Sometimes they are right, and I’m wrong. That was certainly true with Google $GOOG last year. “Alphabet” shares are up 60% in the last year, adding over $1.5 trillion to its market cap, and making co-founder Larry Page (who retired nearly a decade ago) the world’s second richest man at $257 billion. These numbers are silly, but to put it in perspective former Microsoft CEO Steve Ballmer, who kept most of his money in his company’s stock, now sits at 11th with “just” $146 billion.
That last may have something to do with calling Microsoft a “core winner” in AI. Google is suddenly worth more, at $3.8 trillion to $3.56 trillion. But does that make Microsoft “undervalued” when it’s trading at 34 times earnings and 13 times revenue, which came in at $281 billion last year?
The pumping comes amidst reports that Microsoft is about to lay off over 20,000 people this month. That’s nearly 1 Microsoftie in 10 getting the boot, with the same excuse as the other Czars. They want to “flatten” management layers (you’re either a big chief or an Indian) and put more money into “AI” (whatever they mean by that these days).
For some reason, there’s nothing an analyst likes more than to see other people lose their jobs. Misery loves company.
The Case for Microsoft
Start with a full disclosure. I bought 100 shares of Microsoft at about $55/share for my retirement account a decade ago. Its recent price is $478/share.
Microsoft today has what everyone wants to see in an AI company, fiscal discipline. It had $136 billion in operating cash flow for its 2025 fiscal year, which ends in June for some reason. That means it can handle an enormous capital budget, which could top $140 billion this year. Long term debt is just $35 billion. That means it can get more debt at super-low prices, like 5.25%.
All that sounds great but that’s not the point, my friend. The point is that Microsoft dominates the world of “enterprise software,” which now means cloud software. Windows and Office are becoming AI systems with what Microsoft calls “Co-Pilot.” Unlike the case with OpenAI’s ChatGPT, Microsoft is getting paid, more than doubling its take from those applications when Co-Pilot is added.

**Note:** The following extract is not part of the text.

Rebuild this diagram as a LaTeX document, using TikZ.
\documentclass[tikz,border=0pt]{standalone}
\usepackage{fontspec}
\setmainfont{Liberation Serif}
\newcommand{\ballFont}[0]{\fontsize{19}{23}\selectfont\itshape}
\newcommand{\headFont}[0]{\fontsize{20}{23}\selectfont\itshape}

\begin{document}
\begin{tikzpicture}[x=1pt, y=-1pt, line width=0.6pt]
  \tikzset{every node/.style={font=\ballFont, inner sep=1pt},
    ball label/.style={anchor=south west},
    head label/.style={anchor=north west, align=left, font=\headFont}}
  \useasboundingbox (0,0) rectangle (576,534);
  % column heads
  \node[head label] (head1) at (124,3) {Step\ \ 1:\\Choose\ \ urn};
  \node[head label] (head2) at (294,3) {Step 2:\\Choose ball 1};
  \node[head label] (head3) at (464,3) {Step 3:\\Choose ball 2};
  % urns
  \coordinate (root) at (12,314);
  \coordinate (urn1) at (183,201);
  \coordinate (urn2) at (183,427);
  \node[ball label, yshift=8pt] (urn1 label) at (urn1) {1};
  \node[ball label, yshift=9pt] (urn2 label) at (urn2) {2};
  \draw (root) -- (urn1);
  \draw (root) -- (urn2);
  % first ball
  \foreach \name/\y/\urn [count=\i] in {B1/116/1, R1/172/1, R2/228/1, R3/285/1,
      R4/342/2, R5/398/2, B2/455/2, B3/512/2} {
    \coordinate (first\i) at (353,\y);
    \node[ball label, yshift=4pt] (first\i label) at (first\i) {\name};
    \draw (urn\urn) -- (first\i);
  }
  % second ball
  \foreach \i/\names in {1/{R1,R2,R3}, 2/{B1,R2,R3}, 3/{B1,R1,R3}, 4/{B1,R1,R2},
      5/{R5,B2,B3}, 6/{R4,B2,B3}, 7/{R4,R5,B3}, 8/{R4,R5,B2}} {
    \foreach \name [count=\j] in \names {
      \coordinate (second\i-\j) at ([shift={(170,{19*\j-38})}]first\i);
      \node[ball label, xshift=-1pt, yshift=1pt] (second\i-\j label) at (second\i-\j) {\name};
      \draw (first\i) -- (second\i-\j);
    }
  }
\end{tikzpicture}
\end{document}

How good is Co-Pilot? It’s kind of meh. But most of Microsoft’s software is kind of meh, and meh is good enough for most enterprises. We’re talking about an 80% share in enterprise productivity. That’s like IBM’s share of the mainframe market in its heyday of the 1960s.

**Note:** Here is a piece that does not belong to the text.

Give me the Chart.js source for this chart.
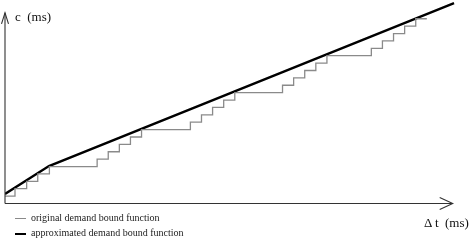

The Case Against Microsoft
he case against Microsoft is simple, and it’s a case against all stocks.
This shit has gotten expensive. You may have missed the memo but historically stocks trade at 15-20 times earnings. They’re now extremely overvalued at 29 times earnings. That sounds extreme but remember the number has only been below 15 once in this century, and that was in 2011. With the average stock trading at 29, however, 34 looks reasonable. Google is now trading at 31 times earnings, Amazon at 34, and Apple at 35.

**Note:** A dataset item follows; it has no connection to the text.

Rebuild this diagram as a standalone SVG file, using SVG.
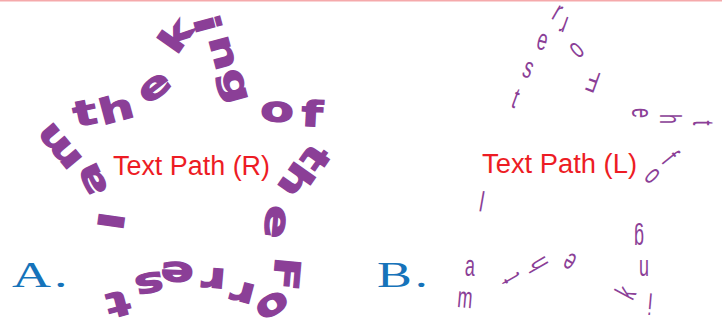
<svg xmlns="http://www.w3.org/2000/svg" width="722" height="325" viewBox="0 0 722 325">
<style>
.L{font-family:"DejaVu Sans","Liberation Sans",sans-serif;font-weight:bold;font-size:35px;fill:#8B3F97;stroke:#8B3F97;stroke-width:1.2px;text-anchor:middle}
.R{font-family:"Liberation Sans",Arial,sans-serif;font-size:30px;fill:#8B3F97;text-anchor:middle}
.lab{font-family:"Liberation Sans",Arial,sans-serif;font-size:27px;fill:#ED1C24}
.letter{font-family:"Liberation Serif","Times New Roman",serif;font-size:36px;fill:#1673BA}
</style>
<rect x="0" y="0" width="722" height="1.5" fill="#F5A9AB"/>
<g id="figA">
<text class="L" transform="translate(111,221) rotate(-82) scale(1.4,1)" y="12.8">I</text>
<text class="L" transform="translate(93,179) rotate(-115) scale(1.4,1)" y="9.5">a</text>
<text class="L" transform="translate(60,146) rotate(-130) scale(1.4,1)" y="9.5">m</text>
<text class="L" transform="translate(85,113) rotate(-12) scale(1.4,1)" y="12">t</text>
<text class="L" transform="translate(116,108) rotate(-15) scale(1.4,1)" y="13.3">h</text>
<text class="L" transform="translate(155,88) rotate(-38) scale(1.4,1)" y="9.5">e</text>
<text class="L" transform="translate(175,35) rotate(-55) scale(1.4,1)" y="13.3">k</text>
<text class="L" transform="translate(208,24) rotate(75) scale(1.4,1)" y="13.3">i</text>
<text class="L" transform="translate(222,53) rotate(75) scale(1.4,1)" y="9.5">n</text>
<text class="L" transform="translate(231,87) rotate(75) scale(1.4,1)" y="6">g</text>
<text class="L" transform="translate(277,112) rotate(3) scale(1.4,1)" y="9.5">o</text>
<text class="L" transform="translate(312,113) rotate(3) scale(1.4,1)" y="13.3">f</text>
<text class="L" transform="translate(315,158) rotate(125) scale(1.4,1)" y="12">t</text>
<text class="L" transform="translate(297,181) rotate(125) scale(1.4,1)" y="13.3">h</text>
<text class="L" transform="translate(275,222) rotate(95) scale(1.4,1)" y="9.5">e</text>
<text class="L" transform="translate(287,274) rotate(95) scale(1.4,1)" y="12.8">F</text>
<text class="L" transform="translate(272,305) rotate(150) scale(1.4,1)" y="9.5">o</text>
<text class="L" transform="translate(243,292) rotate(195) scale(1.4,1)" y="9.5">r</text>
<text class="L" transform="translate(214,278) rotate(185) scale(1.4,1)" y="9.5">r</text>
<text class="L" transform="translate(177,272) rotate(182) scale(1.4,1)" y="9.5">e</text>
<text class="L" transform="translate(149,283) rotate(170) scale(1.4,1)" y="9.5">s</text>
<text class="L" transform="translate(118,304) rotate(165) scale(1.4,1)" y="12">t</text>
</g>
<g id="figB">
<text class="R" transform="translate(482,201) rotate(10) scale(0.6,1)" y="10.7">I</text>
<text class="R" transform="translate(470,268) rotate(3) scale(0.6,1)" y="7.8">a</text>
<text class="R" transform="translate(465,300) rotate(5) scale(0.6,1)" y="7.8">m</text>
<text class="R" transform="translate(510,279) rotate(-120) scale(0.6,1)" y="10.3">t</text>
<text class="R" transform="translate(537,265) rotate(-120) scale(0.6,1)" y="11">h</text>
<text class="R" transform="translate(570,261) rotate(-150) scale(0.6,1)" y="7.8">e</text>
<text class="R" transform="translate(625,292) rotate(-62) scale(0.6,1)" y="11">k</text>
<text class="R" transform="translate(650,304) rotate(185) scale(0.6,1)" y="10.7">i</text>
<text class="R" transform="translate(644,268) rotate(180) scale(0.6,1)" y="7.8">n</text>
<text class="R" transform="translate(639,234) rotate(180) scale(0.6,1)" y="4.6">g</text>
<text class="R" transform="translate(652,176) rotate(45) scale(0.6,1)" y="7.8">o</text>
<text class="R" transform="translate(671,157) rotate(51) scale(0.6,1)" y="11">f</text>
<text class="R" transform="translate(703,123) rotate(90) scale(0.6,1)" y="10.3">t</text>
<text class="R" transform="translate(671,119) rotate(90) scale(0.6,1)" y="11">h</text>
<text class="R" transform="translate(640,113) rotate(90) scale(0.6,1)" y="7.8">e</text>
<text class="R" transform="translate(593,82) rotate(200) scale(0.6,1)" y="10.7">F</text>
<text class="R" transform="translate(577,50) rotate(-41) scale(0.6,1)" y="7.8">o</text>
<text class="R" transform="translate(564,24) rotate(200) scale(0.6,1)" y="7.8">r</text>
<text class="R" transform="translate(557,13) rotate(30) scale(0.6,1)" y="7.8">r</text>
<text class="R" transform="translate(542,42) rotate(15) scale(0.6,1)" y="7.8">e</text>
<text class="R" transform="translate(528,70) rotate(20) scale(0.6,1)" y="7.8">s</text>
<text class="R" transform="translate(516,98) rotate(20) scale(0.6,1)" y="10.3">t</text>
</g>
<g id="labels">
<text class="lab" x="113" y="175" textLength="157" lengthAdjust="spacingAndGlyphs">Text Path (R)</text>
<text class="lab" x="482" y="173" textLength="155" lengthAdjust="spacingAndGlyphs">Text Path (L)</text>
<text class="letter" transform="translate(12,287) scale(1.5,1)">A<tspan dx="2">.</tspan></text>
<text class="letter" transform="translate(377,287) scale(1.45,1)">B<tspan dx="2">.</tspan></text>
</g>
</svg>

These numbers are now stable. Amazon, Microsoft, and Apple are all up less than 10% over the last year. Big Tech, as the Cloud Czars are now called, is no longer the “new hotness.” That honor goes to semiconductor stocks like Nvidia, Broadcom, and Advanced Micro Devices, all of which have left the Czars in the dust lately.
So, what’s the bottom line here? It sounds silly, but I think it’s what analysts used to call a “flight to quality.” Stable, steady growth is now in, especially when you can do it at scale, especially when you have a virtual monopoly in a key space, especially when that space is related to AI, which is what the market is all about.
Microsoft is a cheap stock if you believe AI is going to the Moon. I’m not selling, but I’m not buying either, because a crash is still coming and I’m turning 71 next week.




I once heard of companies that stayed with mainframe technology 20 years after they should have moved away. There are still people looking for Cobol programmers.
The IBM mainframe comparison really nails what's happening here. Once a company locks in that kind of enterprise momentum, switching costs become almost insurmountable regardless of whether the tech is actualy "best in class." I've seen IT departments stick with mediocre solutions simply because retraining thousands of employees or migrating decades of workflows would be a nightmare. That 80% share isn't about innovation anymore, it's about institutional intertia.